> [WHAT YOU NEED TO DO]: What lies from the line containing "Emit a Python" through the line containing "from matplotlib.patches import Rectangle"? Print exactly those lines, with both ends, and no others.

> [GIVEN RECORDS]:

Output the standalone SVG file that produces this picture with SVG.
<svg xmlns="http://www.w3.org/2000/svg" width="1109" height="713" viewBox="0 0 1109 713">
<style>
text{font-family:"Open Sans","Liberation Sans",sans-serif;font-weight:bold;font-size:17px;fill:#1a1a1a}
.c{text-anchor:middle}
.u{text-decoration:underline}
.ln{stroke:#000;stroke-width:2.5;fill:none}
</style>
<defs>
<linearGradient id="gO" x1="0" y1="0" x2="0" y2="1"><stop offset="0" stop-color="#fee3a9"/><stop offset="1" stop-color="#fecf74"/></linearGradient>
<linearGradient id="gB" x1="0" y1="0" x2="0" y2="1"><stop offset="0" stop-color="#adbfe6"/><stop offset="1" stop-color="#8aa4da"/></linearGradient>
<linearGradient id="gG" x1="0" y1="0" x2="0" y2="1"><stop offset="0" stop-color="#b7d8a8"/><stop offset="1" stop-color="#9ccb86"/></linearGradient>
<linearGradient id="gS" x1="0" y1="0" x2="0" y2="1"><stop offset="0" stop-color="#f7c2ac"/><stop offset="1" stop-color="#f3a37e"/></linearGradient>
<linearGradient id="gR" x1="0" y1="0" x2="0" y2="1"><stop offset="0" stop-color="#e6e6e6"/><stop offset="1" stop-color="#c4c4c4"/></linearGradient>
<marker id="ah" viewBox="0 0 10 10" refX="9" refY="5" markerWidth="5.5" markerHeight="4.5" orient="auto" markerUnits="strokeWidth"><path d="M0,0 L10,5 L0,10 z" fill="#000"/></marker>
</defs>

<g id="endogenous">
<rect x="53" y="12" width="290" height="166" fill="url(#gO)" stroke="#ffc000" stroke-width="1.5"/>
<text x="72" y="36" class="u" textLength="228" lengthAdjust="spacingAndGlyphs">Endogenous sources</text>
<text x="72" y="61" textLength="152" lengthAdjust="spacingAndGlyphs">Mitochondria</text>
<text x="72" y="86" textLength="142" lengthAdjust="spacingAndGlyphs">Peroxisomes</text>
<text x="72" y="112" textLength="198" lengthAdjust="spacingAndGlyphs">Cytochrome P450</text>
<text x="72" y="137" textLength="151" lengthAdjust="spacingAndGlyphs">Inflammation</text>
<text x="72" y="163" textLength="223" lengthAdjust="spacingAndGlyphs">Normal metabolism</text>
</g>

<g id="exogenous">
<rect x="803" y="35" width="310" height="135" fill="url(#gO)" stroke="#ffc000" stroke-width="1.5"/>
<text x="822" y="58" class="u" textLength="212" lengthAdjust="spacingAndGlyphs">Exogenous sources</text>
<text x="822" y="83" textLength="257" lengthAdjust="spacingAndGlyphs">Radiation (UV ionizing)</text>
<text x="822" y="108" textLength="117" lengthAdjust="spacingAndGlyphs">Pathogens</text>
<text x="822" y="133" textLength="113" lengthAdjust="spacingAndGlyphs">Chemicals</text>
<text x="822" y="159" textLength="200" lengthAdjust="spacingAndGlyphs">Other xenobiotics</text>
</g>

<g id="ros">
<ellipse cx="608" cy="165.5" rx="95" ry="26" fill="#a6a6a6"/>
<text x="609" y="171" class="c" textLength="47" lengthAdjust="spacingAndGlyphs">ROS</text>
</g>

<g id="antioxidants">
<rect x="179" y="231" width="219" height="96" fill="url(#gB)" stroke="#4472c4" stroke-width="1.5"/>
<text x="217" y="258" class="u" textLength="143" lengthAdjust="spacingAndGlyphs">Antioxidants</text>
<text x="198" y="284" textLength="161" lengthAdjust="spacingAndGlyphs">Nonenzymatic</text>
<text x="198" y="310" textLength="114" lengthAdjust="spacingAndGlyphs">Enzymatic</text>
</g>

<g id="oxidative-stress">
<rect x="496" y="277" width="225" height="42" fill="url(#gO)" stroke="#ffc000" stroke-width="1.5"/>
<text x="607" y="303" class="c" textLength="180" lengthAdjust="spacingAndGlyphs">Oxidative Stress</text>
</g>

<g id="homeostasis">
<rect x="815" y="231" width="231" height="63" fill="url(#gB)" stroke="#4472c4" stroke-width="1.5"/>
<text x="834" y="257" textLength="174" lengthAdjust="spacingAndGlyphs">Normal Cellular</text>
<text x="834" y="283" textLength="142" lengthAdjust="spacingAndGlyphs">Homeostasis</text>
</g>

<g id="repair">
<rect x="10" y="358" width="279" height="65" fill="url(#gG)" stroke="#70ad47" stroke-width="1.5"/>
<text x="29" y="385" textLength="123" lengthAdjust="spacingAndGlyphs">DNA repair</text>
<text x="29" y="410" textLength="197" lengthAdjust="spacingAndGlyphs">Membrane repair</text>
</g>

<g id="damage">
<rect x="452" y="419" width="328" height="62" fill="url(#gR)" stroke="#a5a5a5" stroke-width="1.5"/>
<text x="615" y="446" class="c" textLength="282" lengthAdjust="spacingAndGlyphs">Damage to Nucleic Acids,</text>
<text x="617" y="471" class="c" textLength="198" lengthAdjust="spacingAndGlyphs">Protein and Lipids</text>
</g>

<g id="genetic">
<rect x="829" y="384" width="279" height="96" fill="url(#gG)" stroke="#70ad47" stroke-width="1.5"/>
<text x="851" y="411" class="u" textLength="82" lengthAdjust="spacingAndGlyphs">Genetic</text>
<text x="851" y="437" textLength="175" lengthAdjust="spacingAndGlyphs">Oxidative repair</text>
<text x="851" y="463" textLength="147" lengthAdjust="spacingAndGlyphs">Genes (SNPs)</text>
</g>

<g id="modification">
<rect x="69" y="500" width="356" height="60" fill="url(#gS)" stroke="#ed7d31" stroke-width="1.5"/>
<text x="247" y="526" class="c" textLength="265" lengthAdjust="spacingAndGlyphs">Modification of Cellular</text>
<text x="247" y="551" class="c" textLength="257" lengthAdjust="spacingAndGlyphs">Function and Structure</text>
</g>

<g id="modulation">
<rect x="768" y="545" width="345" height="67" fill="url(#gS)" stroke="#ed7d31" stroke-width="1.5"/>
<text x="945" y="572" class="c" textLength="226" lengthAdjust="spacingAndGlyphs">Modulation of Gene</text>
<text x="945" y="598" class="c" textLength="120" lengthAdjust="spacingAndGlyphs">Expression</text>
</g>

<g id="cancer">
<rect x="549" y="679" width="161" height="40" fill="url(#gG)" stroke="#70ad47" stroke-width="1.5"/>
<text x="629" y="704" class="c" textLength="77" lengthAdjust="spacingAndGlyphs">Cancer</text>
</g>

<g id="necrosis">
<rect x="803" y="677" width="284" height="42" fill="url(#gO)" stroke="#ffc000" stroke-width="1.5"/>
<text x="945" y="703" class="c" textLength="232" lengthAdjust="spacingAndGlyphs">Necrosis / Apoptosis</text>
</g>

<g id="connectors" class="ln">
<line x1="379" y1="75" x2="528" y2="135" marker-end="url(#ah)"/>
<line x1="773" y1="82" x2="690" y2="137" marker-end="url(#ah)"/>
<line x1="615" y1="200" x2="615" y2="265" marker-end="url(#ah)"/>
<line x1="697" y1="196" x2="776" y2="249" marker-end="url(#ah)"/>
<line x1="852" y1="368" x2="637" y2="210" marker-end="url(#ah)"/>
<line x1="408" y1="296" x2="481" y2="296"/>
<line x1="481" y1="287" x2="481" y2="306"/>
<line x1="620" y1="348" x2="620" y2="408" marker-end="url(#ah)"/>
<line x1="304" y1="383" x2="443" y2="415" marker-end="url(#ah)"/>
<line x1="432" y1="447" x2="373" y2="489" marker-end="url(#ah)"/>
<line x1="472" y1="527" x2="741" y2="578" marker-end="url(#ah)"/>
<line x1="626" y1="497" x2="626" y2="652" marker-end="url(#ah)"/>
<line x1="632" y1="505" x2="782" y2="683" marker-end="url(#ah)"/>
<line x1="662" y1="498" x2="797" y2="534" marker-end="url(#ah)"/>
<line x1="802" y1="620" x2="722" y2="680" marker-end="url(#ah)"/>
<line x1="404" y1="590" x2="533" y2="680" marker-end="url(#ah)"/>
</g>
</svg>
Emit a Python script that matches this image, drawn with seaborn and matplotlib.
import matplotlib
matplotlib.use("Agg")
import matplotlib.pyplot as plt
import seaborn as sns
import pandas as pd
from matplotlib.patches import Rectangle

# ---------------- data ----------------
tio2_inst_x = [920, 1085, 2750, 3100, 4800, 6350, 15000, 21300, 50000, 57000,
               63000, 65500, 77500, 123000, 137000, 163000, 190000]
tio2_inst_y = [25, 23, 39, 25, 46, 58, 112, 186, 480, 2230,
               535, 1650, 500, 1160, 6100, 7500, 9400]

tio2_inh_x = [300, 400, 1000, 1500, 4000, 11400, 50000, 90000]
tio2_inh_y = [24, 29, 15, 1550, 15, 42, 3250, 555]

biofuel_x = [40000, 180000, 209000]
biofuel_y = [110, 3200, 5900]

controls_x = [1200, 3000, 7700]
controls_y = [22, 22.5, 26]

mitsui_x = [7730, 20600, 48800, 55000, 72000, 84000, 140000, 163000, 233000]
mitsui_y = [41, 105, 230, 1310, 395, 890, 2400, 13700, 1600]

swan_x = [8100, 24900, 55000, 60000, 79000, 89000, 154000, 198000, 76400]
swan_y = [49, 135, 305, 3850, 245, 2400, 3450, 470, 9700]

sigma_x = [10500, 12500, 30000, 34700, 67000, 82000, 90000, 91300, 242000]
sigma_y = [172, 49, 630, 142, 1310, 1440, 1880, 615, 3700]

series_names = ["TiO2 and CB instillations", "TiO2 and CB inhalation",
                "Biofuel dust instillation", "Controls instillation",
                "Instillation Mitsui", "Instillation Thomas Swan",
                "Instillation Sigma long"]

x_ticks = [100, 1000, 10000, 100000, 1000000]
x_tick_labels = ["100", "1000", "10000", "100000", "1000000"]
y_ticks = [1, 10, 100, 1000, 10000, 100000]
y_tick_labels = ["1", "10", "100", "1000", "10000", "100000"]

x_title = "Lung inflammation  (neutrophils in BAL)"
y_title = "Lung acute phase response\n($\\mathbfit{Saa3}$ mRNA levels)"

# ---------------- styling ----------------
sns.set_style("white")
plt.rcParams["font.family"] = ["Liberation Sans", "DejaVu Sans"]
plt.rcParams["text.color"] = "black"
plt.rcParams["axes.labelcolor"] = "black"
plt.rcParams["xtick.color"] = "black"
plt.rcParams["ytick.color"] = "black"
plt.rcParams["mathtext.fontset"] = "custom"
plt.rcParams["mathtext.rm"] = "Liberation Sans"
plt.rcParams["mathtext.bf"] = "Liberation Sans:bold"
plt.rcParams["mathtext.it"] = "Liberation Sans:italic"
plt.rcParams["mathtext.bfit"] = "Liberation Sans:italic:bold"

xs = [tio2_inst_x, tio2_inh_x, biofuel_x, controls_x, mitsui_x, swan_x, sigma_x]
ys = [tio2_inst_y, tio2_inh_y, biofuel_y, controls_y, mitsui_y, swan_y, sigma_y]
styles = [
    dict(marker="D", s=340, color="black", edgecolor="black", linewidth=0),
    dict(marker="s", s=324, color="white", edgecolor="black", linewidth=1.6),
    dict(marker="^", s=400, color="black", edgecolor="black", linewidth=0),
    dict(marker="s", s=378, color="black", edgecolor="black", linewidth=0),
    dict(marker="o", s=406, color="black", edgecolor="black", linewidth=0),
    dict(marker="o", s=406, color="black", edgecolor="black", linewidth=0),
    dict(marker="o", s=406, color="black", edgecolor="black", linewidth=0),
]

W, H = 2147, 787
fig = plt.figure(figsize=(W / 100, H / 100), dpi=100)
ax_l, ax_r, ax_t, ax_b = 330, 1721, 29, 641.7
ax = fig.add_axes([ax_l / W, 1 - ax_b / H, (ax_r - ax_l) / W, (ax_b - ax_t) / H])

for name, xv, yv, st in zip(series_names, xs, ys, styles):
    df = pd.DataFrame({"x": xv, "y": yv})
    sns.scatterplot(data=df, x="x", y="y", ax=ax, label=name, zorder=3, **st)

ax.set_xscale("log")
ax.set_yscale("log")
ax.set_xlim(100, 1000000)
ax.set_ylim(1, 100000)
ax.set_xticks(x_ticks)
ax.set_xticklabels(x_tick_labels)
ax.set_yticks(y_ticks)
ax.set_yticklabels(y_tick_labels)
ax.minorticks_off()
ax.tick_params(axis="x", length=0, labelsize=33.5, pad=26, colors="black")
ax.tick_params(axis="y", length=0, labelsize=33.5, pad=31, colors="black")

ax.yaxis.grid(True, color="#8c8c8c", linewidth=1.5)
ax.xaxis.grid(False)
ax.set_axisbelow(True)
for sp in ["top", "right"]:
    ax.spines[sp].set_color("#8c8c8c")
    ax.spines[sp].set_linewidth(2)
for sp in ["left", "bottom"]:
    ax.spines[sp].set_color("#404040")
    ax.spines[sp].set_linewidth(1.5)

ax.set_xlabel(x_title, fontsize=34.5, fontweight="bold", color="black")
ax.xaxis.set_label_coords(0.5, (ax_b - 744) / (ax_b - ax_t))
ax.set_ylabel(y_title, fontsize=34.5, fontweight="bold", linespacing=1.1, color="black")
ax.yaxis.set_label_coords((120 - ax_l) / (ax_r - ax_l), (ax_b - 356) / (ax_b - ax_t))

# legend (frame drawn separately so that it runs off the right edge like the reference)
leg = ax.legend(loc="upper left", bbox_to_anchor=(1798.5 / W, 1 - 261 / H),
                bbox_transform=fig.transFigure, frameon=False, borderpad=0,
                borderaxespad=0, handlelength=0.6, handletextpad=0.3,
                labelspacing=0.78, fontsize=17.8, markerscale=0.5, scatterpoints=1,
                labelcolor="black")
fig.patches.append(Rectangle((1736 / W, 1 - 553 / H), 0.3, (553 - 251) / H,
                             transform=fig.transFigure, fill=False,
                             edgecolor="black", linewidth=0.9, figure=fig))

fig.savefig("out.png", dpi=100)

> [RESPONSE TO THIS TASK]:
Emit a Python script that matches this image, drawn with seaborn and matplotlib.
import matplotlib
matplotlib.use("Agg")
import matplotlib.pyplot as plt
import seaborn as sns
import pandas as pd
from matplotlib.patches import Rectangle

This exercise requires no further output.